SCI NPL Securitisation Awards: Contribution to Market Development

SCI NPL Securitisation Awards: Contribution to Market Development

Thursday 30 June 2022 17:37 London/ 12.37 New York/ 01.37 (+ 1 day) Tokyo

Winner: NPL Markets

Over 750 portfolios have now been onboarded to NPL Markets’ one-stop-shop reporting, trading and analysis platform. For its role in improving efficiency across the non-performing loan market, it is the winner of SCI’s award for the best Contribution to Market Development.

These 753 portfolios represent some 700 different banks, investors and servicers and over 4.5 million individual loans across 25 different jurisdictions. The number of loans on the NPLM platform has increased by 120% and the number of users has leapt from under 200 since 1Q21.

The numbers have been augmented significantly over the last year in part due to the new regulatory requirements imposed by ESMA through the European Securitisation Regulation (​Regulation (EU) 2017/2402), which ​established a general mandatory and reporting disclosure framework for structured finance transactions.

Among other requirements, ESMA mandated that disclosure reports for private securitised deals must be published on a suitable website that includes data quality checks, while public securitisations must submit detailed data to a repository.  This requirement was considerably more onerous than what had gone before and its introduction, in September 2020, brought many new clients to the door of NPLM.

The web-based digital platform takes that considerable burden of time and cost away from those who make uses of its facilities. It also allows ESMA to collate more complete data in a timely manner.

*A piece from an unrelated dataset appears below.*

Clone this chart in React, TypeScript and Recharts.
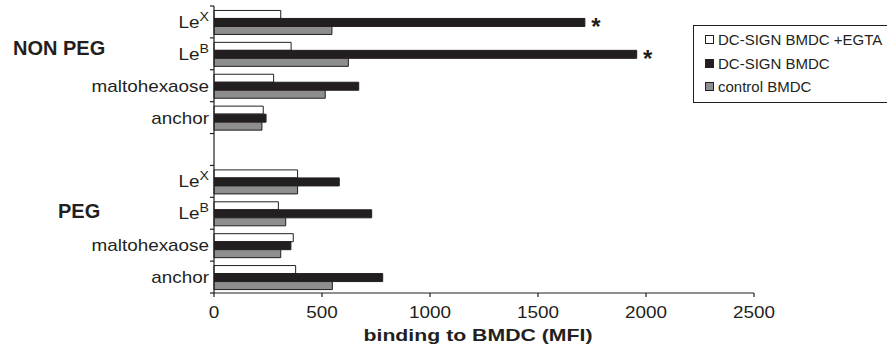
import React from 'react';
import { BarChart, Bar, XAxis, YAxis, LabelList } from 'recharts';

// ---- data ----
const categories = ['LeX-N', 'LeB-N', 'malto-N', 'anchor-N', 'gap', 'LeX-P', 'LeB-P', 'malto-P', 'anchor-P'];
const tickBase = ['Le', 'Le', 'maltohexaose', 'anchor', '', 'Le', 'Le', 'maltohexaose', 'anchor'];
const tickSup = ['X', 'B', '', '', '', 'X', 'B', '', ''];
const egtaValues = [309, 357, 276, 228, null, 387, 298, 367, 378];
const dcSignValues = [1717, 1957, 670, 241, null, 580, 730, 356, 781];
const controlValues = [546, 622, 515, 222, null, 387, 332, 309, 548];
const significance = ['*', '*', '', '', '', '', '', '', ''];
const xTicks = [0, 500, 1000, 1500, 2000, 2500];
const seriesNames = ['DC-SIGN BMDC +EGTA', 'DC-SIGN BMDC', 'control BMDC'];
const groupLabels = ['NON PEG', 'PEG'];

const data = categories.map((c, i) => ({
  cat: c,
  egta: egtaValues[i],
  dcsign: dcSignValues[i],
  control: controlValues[i],
  sig: significance[i],
}));

const INK = '#231f20';
const FONT = '"Liberation Sans", Arial, sans-serif';
const seriesFill = ['#ffffff', INK, '#8e8e8e'];

const YTick = (props: any) => {
  const { x, y, payload } = props;
  const idx = categories.indexOf(payload.value);
  const half = payload.offset ?? 15.9;
  const axisX = x + 5;
  const base = tickBase[idx] ?? '';
  const sup = tickSup[idx] ?? '';
  return (
    <g>
      <line x1={axisX - 4} x2={axisX} y1={y - half} y2={y - half} stroke={INK} strokeWidth={1.2} />
      {idx === categories.length - 1 && (
        <line x1={axisX - 4} x2={axisX} y1={y + half} y2={y + half} stroke={INK} strokeWidth={1.2} />
      )}
      <g transform={`translate(${x},${y + 6}) scale(1.18,1)`}>
        <text x={0} y={0} textAnchor="end" fontSize={16} fill={INK} fontFamily={FONT}>
          {base}
          {sup && (
            <tspan dy={-7} fontSize={12}>
              {sup}
            </tspan>
          )}
        </text>
      </g>
    </g>
  );
};

const XTick = (props: any) => {
  const { x, y, payload } = props;
  return (
    <g>
      <line x1={x} x2={x} y1={y} y2={y + 4} stroke={INK} strokeWidth={1.2} />
      <g transform={`translate(${x},${y + 25}) scale(1.18,1)`}>
        <text x={0} y={0} textAnchor="middle" fontSize={16} fill={INK} fontFamily={FONT}>
          {payload.value}
        </text>
      </g>
    </g>
  );
};

const SigLabel = (props: any) => {
  const { x, y, width, height, value } = props;
  if (!value) return null;
  return (
    <text
      x={x + width + 11}
      y={y + height / 2 + 13}
      textAnchor="middle"
      fontSize={24}
      fontWeight="bold"
      fill={INK}
      fontFamily={FONT}
    >
      {value}
    </text>
  );
};

const AxisTitle = (props: any) => {
  const vb = props.viewBox || {};
  const cx = vb.x + vb.width / 2 - 6;
  return (
    <text x={cx} y={341} textAnchor="middle" fontSize={17} fontWeight="bold" fill={INK} fontFamily={FONT} textLength={229} lengthAdjust="spacingAndGlyphs">
      binding to BMDC (MFI)
    </text>
  );
};

export default function App() {
  return (
    <div style={{ position: 'absolute', left: 0, top: 0, width: 887, height: 352, overflow: 'hidden', background: '#fff' }}>
      <BarChart
        width={887}
        height={352}
        data={data}
        layout="vertical"
        margin={{ top: 6, right: 133, bottom: 0, left: 0 }}
        barCategoryGap="14%"
        barGap={0}
      >
        <XAxis
          type="number"
          domain={[0, 2500]}
          ticks={xTicks}
          interval={0}
          height={59}
          tickSize={0}
          tickMargin={0}
          tickLine={false}
          tick={<XTick />}
          axisLine={{ stroke: INK, strokeWidth: 1.2 }}
          label={<AxisTitle />}
        />
        <YAxis
          type="category"
          dataKey="cat"
          width={214}
          tickSize={0}
          tickMargin={5}
          tickLine={false}
          interval={0}
          tick={<YTick />}
          axisLine={{ stroke: INK, strokeWidth: 1.2 }}
        />
        <Bar dataKey="egta" name={seriesNames[0]} fill={seriesFill[0]} stroke={INK} strokeWidth={1} isAnimationActive={false} />
        <Bar dataKey="dcsign" name={seriesNames[1]} fill={seriesFill[1]} stroke={INK} strokeWidth={1} isAnimationActive={false}>
          <LabelList dataKey="sig" content={<SigLabel />} />
        </Bar>
        <Bar dataKey="control" name={seriesNames[2]} fill={seriesFill[2]} stroke={INK} strokeWidth={1} isAnimationActive={false} />
      </BarChart>
      <svg width={887} height={352} style={{ position: 'absolute', left: 0, top: 0, pointerEvents: 'none' }}>
        <text x={13} y={55} fontSize={20} fontWeight="bold" fill={INK} fontFamily={FONT}>
          {groupLabels[0]}
        </text>
        <text x={58} y={218} fontSize={20} fontWeight="bold" fill={INK} fontFamily={FONT}>
          {groupLabels[1]}
        </text>
      </svg>
      <div
        style={{
          position: 'absolute',
          left: 693,
          top: 25,
          width: 200,
          border: `1px solid ${INK}`,
          padding: '2px 0 3px 11px',
          background: '#fff',
          fontFamily: FONT,
          fontSize: 15,
          color: INK,
          boxSizing: 'border-box',
        }}
      >
        {seriesNames.map((name, i) => (
          <div key={name} style={{ display: 'flex', alignItems: 'center', height: 23.5, whiteSpace: 'nowrap' }}>
            <span
              style={{
                display: 'inline-block',
                width: 7,
                height: 7,
                background: seriesFill[i],
                border: `1px solid ${INK}`,
                marginRight: 4,
              }}
            />
            <span>{name}</span>
          </div>
        ))}
      </div>
    </div>
  );
}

But NPLM offers more than a regulatory reporting facility. Clients can also make use of the valuation and analytics, data preparation and the electronic marketplace for the buying and selling of non-performing assets. The erudition of the research provided by NPLM has also been praised by those in the market.

“Everybody starts in one place and they tend to say, ‘I don’t need anything else.’ Then when they see what else we have, like the marketplace or the analytics, then they’ll say, ‘I need that too,’” says Gianluca Savelli, co-founder and ceo of NPLM. As the portfolio is already on the platform, additional onboarding is straightforward and frictionless, he adds.

The analytics facility provides full valuation of entire loan portfolios, single structured finance transactions and also individual securitisation tranches easily and quickly. All services are available on a 24/7 basis, at the push of a button.

Clients choose whether they use the platform on a self-service or fully supported basis. Some start with self-service and then shift to fully supported membership and vice versa, says Savelli - although all tend to use the regulatory and business reporting function on a supported basis, given the mind-bending complexity of the obligations.

In a further manifestation of NPLM’s flexibility, users can also bring an adviser with whom they have an existing relationship onto the platform. “For example, we usually start with only a seller and buyers and we very often end up with several trusted advisors onboarded by buyer and sellers to facilitate the transaction,” explains Savelli.

The capacity to deal with performing assets has also been recently added to NPLM, although the bulk of loans and portfolios on the platform remain non-performing. For example, about 90% of loans in the marketplace function and 80% of loans using the analytics and data preparation functions are non-performing.

However, the split is more balanced in reporting. About 60% of the assets making use of NPLM’s business regulatory reporting capacity are non-performing.

In addition to the automated compliance with regulatory obligations, NPLM will generate investor reports and interactive portfolio summaries. It also provides business plan reporting – both the targeted business plan and the actual business goals attained - and securitisation transaction cashflow modelling.

NPLM is continuing to expand its reach. More asset classes - such as trade finance, specialised assets and project finance loans - are being added to the roster. More complex structures, like highly leveraged loans, are becoming possible, and the number of regulatory jurisdictions covered is being increased.